Gris is a good all purpose, I use Kosher,seasalt, gag even mortons, fluer de sel, gris think that's it. Each has it's own nuiances. 
IACP had a workshop? demo/tasting at their last retreat....anyone go?


----------



## live_to_cook (Aug 23, 2000)

CookM:

Here's the link to the salt-with-desserts article in the Times:

http://www.nytimes.com/library/dining/083000salt.html

[This message has been edited by Live_to_cook (edited September 01, 2000).]


----------



## nicko (Oct 5, 2001)

Did you know that there are two excellent articles on *Salt* at ChefTalk.com?

*The White Stuff*
by Joe George http://www.cheftalk.com/HTML/Educati...cles/salt.html

*History of Salt*
by Cindy Renfrow http://www.cheftalk.com/HTML/Educati...t_history.html

------------------
Thanks,

Nicko
[email protected]


----------



## katherine (Aug 12, 2000)

When I realized how much these boutique salts were selling for, I took some empty water jugs down to the beach, waded out into the tide and filled them with seawater. When I got it home, I filtered it through paper to remove the sand and creepy crawlies and boiled it down in a glass pan, adding more as the level went down. When crystals formed, I scooped them into another glass pan and heated them in the oven to make sure they were as dry as they would get. It made a very attractive slightly moist and brilliantly white large crystalled salt. You couldn't do it for a profit unless you can have easy access to seawater and can package it into tiny jars for outrageous prices, but I suppose someone who has a trendy connections might do that. I have a years supply for myself and gifts for christmas now, too.


----------



## shroomgirl (Aug 11, 2000)

Too Cool! Maine Salt...what would you compare it to? There's also one out of Utah that is supposed to be wonderful anyone know about that one?


----------



## chef chris23 (Jul 28, 1999)

Koser all the way, I mean come on is there any other







? It just works for me has a clean taste, that customers seem to love.


----------



## cookm (Aug 8, 2000)

Thanks for the links, y'all. Perhaps I can make my own Cali salt, too. BTW, does anyone know what is in Morton's salt and any of that ilk? I did a tasting with Barbara Tropp once, and salt was on of the things we tasted. I can't remember if I heard that Morton's had SUGAR in it or not? Sounds weird...


----------



## shroomgirl (Aug 11, 2000)

I thought Mortons had anti -caking gunk


----------



## kimmie (Mar 13, 2001)

Nobody talked about Maldon Salt!

Click here for more


----------



## isa (Apr 4, 2000)

Katherine that is so cool! Next time I'm near an ocean I'll try it. 

Ordinary table salt has added iodine added to it.

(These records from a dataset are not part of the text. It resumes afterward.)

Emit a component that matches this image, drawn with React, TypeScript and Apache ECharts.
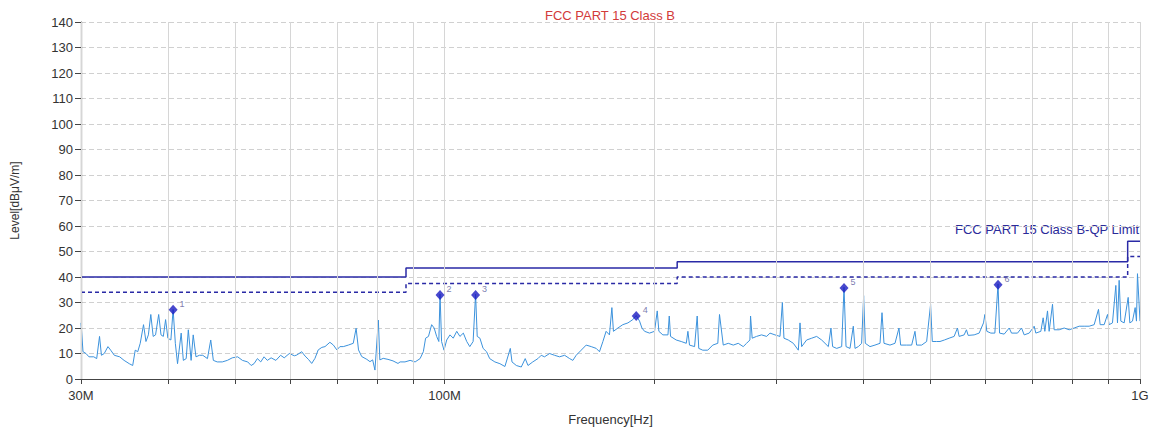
import React, { useEffect, useRef } from "react";
import * as echarts from "echarts";

// Frequency in MHz, level in dBµV/m
const traceFreq: number[] = [
  30.0, 30.2, 30.5, 30.8, 31.3, 31.6, 31.9, 32.1, 32.4, 32.8, 33.1, 33.5, 34.1, 34.6, 35.2, 35.6, 35.9, 36.2, 36.5, 36.9,
  37.2, 37.5, 37.8, 38.1, 38.4, 38.8, 39.1, 39.4, 39.7, 40.0, 40.4, 40.7, 41.0, 41.3, 41.8, 42.1, 42.5, 42.8, 43.2, 43.5,
  43.9, 44.4, 44.9, 45.6, 46.1, 46.5, 47.1, 47.9, 48.7, 49.5, 50.4, 51.2, 52.1, 52.7, 53.2, 53.8, 54.4, 55.0, 55.6, 56.3,
  57.2, 58.1, 58.8, 59.8, 60.8, 61.3, 62.3, 63.0, 63.7, 64.4, 65.1, 65.8, 66.6, 67.3, 68.4, 69.2, 70.0, 70.7, 71.5, 72.7,
  73.9, 74.6, 75.2, 76.0, 77.3, 78.1, 78.8, 79.4, 80.3, 80.7, 81.6, 82.9, 84.3, 85.7, 86.3, 87.7, 89.2, 90.7, 92.2, 93.2,
  93.9, 94.8, 95.8, 96.6, 97.4, 98.1, 98.5, 99.0, 99.8, 100.7, 101.8, 102.9, 104.1, 105.2, 106.4, 107.6, 108.7, 109.9, 110.8, 111.4,
  112.4, 113.6, 114.9, 116.1, 118.1, 120.1, 122.1, 124.3, 125.0, 126.8, 128.9, 130.6, 131.8, 133.9, 136.2, 137.7, 139.2, 141.6, 143.9, 146.3,
  148.8, 151.3, 152.9, 154.6, 157.2, 159.8, 162.5, 165.2, 167.0, 168.9, 170.7, 172.6, 174.0, 174.9, 177.5, 180.4, 183.5, 186.5, 188.6, 190.7,
  192.2, 193.9, 197.1, 200.4, 202.2, 203.3, 206.0, 209.5, 210.4, 211.3, 215.3, 218.9, 222.6, 223.8, 225.0, 228.8, 230.8, 232.0, 235.1, 239.0,
  243.0, 247.1, 248.5, 251.6, 255.8, 260.1, 264.4, 268.8, 271.8, 274.8, 275.4, 276.9, 280.9, 285.6, 290.5, 293.7, 298.6, 303.6, 306.0, 307.6,
  312.0, 317.3, 322.6, 324.4, 326.2, 331.6, 337.2, 342.8, 348.5, 352.4, 356.3, 359.4, 361.4, 366.3, 372.4, 375.3, 377.8, 382.8, 387.0, 389.2,
  393.5, 397.8, 400.5, 402.7, 409.0, 415.8, 422.8, 425.6, 428.4, 437.0, 444.3, 450.2, 452.7, 461.8, 469.5, 474.7, 477.3, 485.3, 493.4, 499.9,
  502.7, 510.0, 515.7, 523.3, 531.5, 540.4, 546.4, 549.4, 558.6, 562.9, 566.1, 577.4, 587.1, 595.6, 598.3, 602.2, 610.3, 618.4, 625.0, 628.1,
  637.8, 648.5, 653.5, 666.6, 675.5, 681.5, 692.9, 704.4, 708.3, 720.1, 725.7, 729.7, 736.2, 740.2, 748.5, 752.6, 765.2, 778.0, 791.0, 804.2,
  817.6, 831.2, 845.1, 859.2, 871.6, 876.4, 888.1, 898.0, 902.9, 912.9, 923.1, 928.2, 933.3, 938.5, 948.9, 961.6, 966.9, 975.4, 984.1, 988.4,
  991.7, 1000.0,
];
const traceLevel: number[] = [
  22, 10.7, 10, 8.7, 8.7, 8, 16.7, 9.3, 10, 12.7, 11.3, 9.3, 8.7, 7.3, 6, 5.3, 11.3, 10.7, 14, 21.3,
  14.7, 17.3, 25.3, 16.7, 17.3, 25.3, 17.3, 16.7, 23.3, 16, 15.3, 27.3, 14, 6, 18, 7.3, 8, 19.3, 7.3, 17.3,
  8.7, 9.3, 9.3, 8, 15.3, 7.3, 6.7, 6.7, 7.3, 8.3, 8.7, 7.3, 6.7, 5.3, 6, 8, 6.7, 8.7, 7.3, 8.3,
  7.3, 9.3, 8.3, 10, 9.1, 9.4, 10.7, 9, 7.7, 6.1, 8.1, 11.4, 12.4, 12.7, 14.4, 13.3, 11.4, 12.7, 12.7, 13.3,
  14, 19.9, 11.4, 8.8, 7.7, 6.8, 7.5, 3.5, 23.1, 7.5, 8.1, 7.7, 7.1, 6.1, 6.7, 6.7, 7.3, 6.7, 8, 10.7,
  16, 16.7, 21.3, 20, 16.7, 14.7, 33.3, 14.7, 11.3, 15.3, 17.3, 16, 18.7, 16.7, 18, 14.7, 12.7, 14.7, 33.3, 16.7,
  16, 12, 10.7, 8, 6.7, 6, 4.9, 12, 6.7, 5.3, 4.7, 8, 5.3, 6.7, 8, 9.3, 8.7, 10, 9.3, 8.7,
  9.3, 8, 7.3, 9.3, 11.3, 13.3, 12.7, 12, 10.7, 14.7, 18.7, 17.3, 28, 18.7, 20, 21.3, 22, 23.3, 24.9, 22.7,
  20, 18.7, 18, 18.7, 26.7, 18.7, 17.3, 17.3, 24.7, 16.7, 15.3, 14.7, 14, 18.7, 13.3, 12.7, 24.7, 12, 11.3, 11.3,
  13.3, 14, 25.3, 13.3, 14, 13.3, 14, 12.7, 14, 15.3, 24.7, 16, 16.7, 17.3, 16.7, 18, 17.3, 16.7, 30, 16,
  15.3, 14, 11.3, 22, 12.7, 15.3, 16, 16.7, 15.3, 14, 12.7, 20, 12.7, 12, 12.7, 36, 12.7, 12, 20.7, 12,
  12.7, 14, 32.7, 14, 12.7, 13.3, 14, 26, 14, 13.3, 14, 20, 13.3, 13.3, 13.3, 18.7, 13.3, 13.3, 14.7, 29.3,
  14.7, 14.7, 14.7, 15.3, 16, 16.7, 20, 16.7, 17.3, 19.3, 17.1, 17.3, 18, 22, 25.3, 18.7, 18, 18, 37.3, 18,
  17.6, 20, 18, 18, 20, 17.3, 18, 20.7, 18, 18.7, 24, 18.7, 26.7, 18.7, 29.3, 19.3, 19.3, 20, 19.3, 20,
  20.7, 20.7, 20.7, 21.3, 27.3, 21.3, 21.3, 25.3, 21.3, 22, 36.7, 22, 38.7, 22.7, 22, 32, 22, 22.7, 28, 22.7,
  41.3, 22.7,
];

// Limit lines (band edges in MHz)
const limitEdges: number[] = [30, 88, 216, 960, 1000];
const qpLimit: number[] = [40, 43.5, 46, 54];
const qpLimitMinus6: number[] = [34, 37.5, 40, 48];

// Marked peaks
const peakFreq: number[] = [40.7, 98.5, 110.8, 188.6, 375.3, 625.0];
const peakLevel: number[] = [27.2, 32.9, 32.9, 24.7, 35.7, 37.0];

// Axis tick values
const xGridValues: number[] = [30, 40, 50, 60, 70, 80, 90, 100, 200, 300, 400, 500, 600, 700, 800, 900, 1000];
const xLabelValues: number[] = [30, 100, 1000];

const FONT = "Arial, 'Liberation Sans', sans-serif";

function stepData(edges: number[], levels: number[]) {
  const pts: number[][] = levels.map((v, i) => [edges[i], v]);
  pts.push([edges[edges.length - 1], levels[levels.length - 1]]);
  return pts;
}

export default function App() {
  const ref = useRef<HTMLDivElement>(null);

  useEffect(() => {
    document.body.style.margin = "0";
    if (!ref.current) return;
    const chart = echarts.init(ref.current, undefined, { renderer: "svg" });
    const limitColor = "#2a2aa6";
    const option: any = {
      animation: false,
      backgroundColor: "#ffffff",
      textStyle: { fontFamily: FONT },
      grid: { left: 81, right: 13, top: 22, bottom: 53 },
      xAxis: {
        type: "log",
        logBase: 10,
        min: 30,
        max: 1000,
        name: "Frequency[Hz]",
        nameLocation: "middle",
        nameGap: 34,
        nameTextStyle: { color: "#333", fontSize: 13, fontFamily: FONT },
        axisLine: { show: true, lineStyle: { color: "#444", width: 1.2 } },
        axisTick: {
          show: true,
          length: 5,
          customValues: xGridValues,
          lineStyle: { color: "#444" },
        },
        axisLabel: {
          customValues: xLabelValues,
          color: "#333",
          fontSize: 13,
          fontFamily: FONT,
          margin: 10,
          formatter: (v: number) => (v >= 1000 ? v / 1000 + "G" : Math.round(v) + "M"),
        },
        splitLine: { show: false },
        minorTick: { show: false },
      },
      yAxis: {
        type: "value",
        min: 0,
        max: 140,
        interval: 10,
        name: "Level[dBμV/m]",
        nameLocation: "middle",
        nameGap: 60,
        nameTextStyle: { color: "#333", fontSize: 12, fontFamily: FONT },
        axisLine: { show: true, lineStyle: { color: "#444", width: 1.2 } },
        axisTick: { show: true, length: 6, lineStyle: { color: "#444" } },
        axisLabel: { color: "#333", fontSize: 13, fontFamily: FONT, margin: 8 },
        splitLine: { show: true, lineStyle: { color: "#d0d0d0", width: 1, type: [5, 3] } },
      },
      graphic: [
        {
          type: "text",
          x: 610,
          y: 15,
          style: {
            text: "FCC PART 15 Class B",
            fill: "#d23a3a",
            font: "13px " + FONT,
            textAlign: "center",
            textVerticalAlign: "middle",
          },
        },
        {
          type: "text",
          x: 1139,
          y: 229,
          style: {
            text: "FCC PART 15 Class B-QP Limit",
            fill: "#2a2a9a",
            font: "13px " + FONT,
            textAlign: "right",
            textVerticalAlign: "middle",
          },
        },
      ],
      series: [
        {
          name: "Grid",
          type: "line",
          data: [],
          silent: true,
          z: 0,
          markLine: {
            silent: true,
            symbol: "none",
            label: { show: false },
            lineStyle: { color: "#d6d6d6", width: 1, type: "solid" },
            data: xGridValues.map((v) => ({ xAxis: v })),
          },
        },
        {
          name: "Trace",
          type: "line",
          data: traceFreq.map((f, i) => [f, traceLevel[i]]),
          showSymbol: false,
          symbol: "none",
          lineStyle: { color: "#3c92dc", width: 1 },
          z: 2,
        },
        {
          name: "QP Limit",
          type: "line",
          step: "end",
          data: stepData(limitEdges, qpLimit),
          showSymbol: false,
          symbol: "none",
          lineStyle: { color: limitColor, width: 1.5 },
          z: 3,
        },
        {
          name: "QP Limit -6dB",
          type: "line",
          step: "end",
          data: stepData(limitEdges, qpLimitMinus6),
          showSymbol: false,
          symbol: "none",
          lineStyle: { color: limitColor, width: 1.5, type: [4, 3] },
          z: 3,
        },
        {
          name: "Peaks",
          type: "scatter",
          data: peakFreq.map((f, i) => [f, peakLevel[i]]),
          symbol: "diamond",
          symbolSize: [9, 10],
          itemStyle: { color: "#1a1ac0" },
          label: {
            show: true,
            position: "right",
            distance: 2,
            offset: [0, -6],
            fontSize: 9,
            color: "#5a5a9a",
            fontFamily: FONT,
            formatter: (p: any) => String(p.dataIndex + 1),
          },
          z: 5,
        },
      ],
    };
    chart.setOption(option);
    return () => chart.dispose();
  }, []);

  return <div ref={ref} style={{ width: 1153, height: 432 }} />;
}
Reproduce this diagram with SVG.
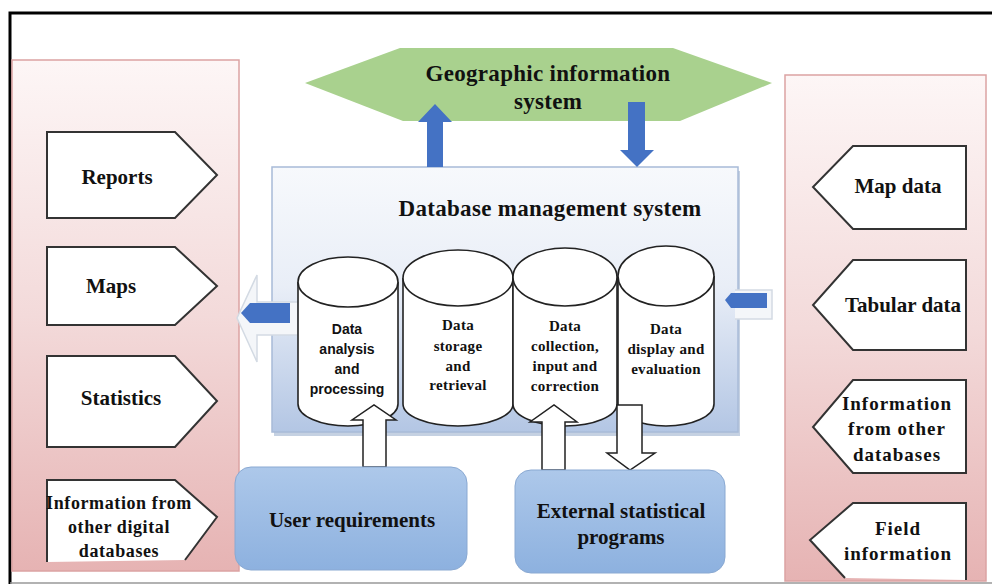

For this reason it should not be dismissed. Salt is the main source of iodine in our diet and lack of it can have serious consequence on health.

This said, I have to admit I much prefer sea salt, grey and coarse salt. Sure fleur de sel is great but I do not want to use it everyday for fear I would become so use to it that I would not get as much enjoyment out of it.


----------



## isaac (Jun 9, 2001)

this is kinda of the subject but it really gets me when i see other sutdents at my school not tasting there food and adjusting the salt. or when i go out to eat and the pasta is not seasoned. rrrrrrrrrrrrrrr


----------



## mezzaluna (Aug 29, 2000)

Thanks to earlier discussions on this board, I went out and bought a box of kosher salt for cooking and some finely ground sea salt (Baleine brand) for the shaker on the table. What a difference! I realize iodine is needed Iza, but doesn't sea salt contain iodine naturally? I'm keeping my eyes open for some fleur de sel. Not a standard item in Wisconsin.


----------



## isa (Apr 4, 2000)

I'm not sure about the iodine in sea salt Mezzaluna but I would guess not. Why? I'm so glad you ask. 

I recall, but I could be wrong, that in poor countries they use mostly sea salt and do not get enough iodine. The lack of iodine cause goiter on people, enlargement of the thyroid gland.










This said I'm one to speak. I only use sea salt or fleur de sel....


----------



## kimmie (Mar 13, 2001)

Mez,

You might want to order it from Dean & Deluca website (click on Herbs & Spices, then on Specialty salts) or from Williams-Sonoma website



[ September 03, 2001: Message edited by: Kimmie ]


----------



## daveb (May 1, 2001)

Current salt inventory:

Kitchen - Kosher, Gris, Maldon, Baleine Coarse

Table - Baleine fine, Maldon (occasionally).


----------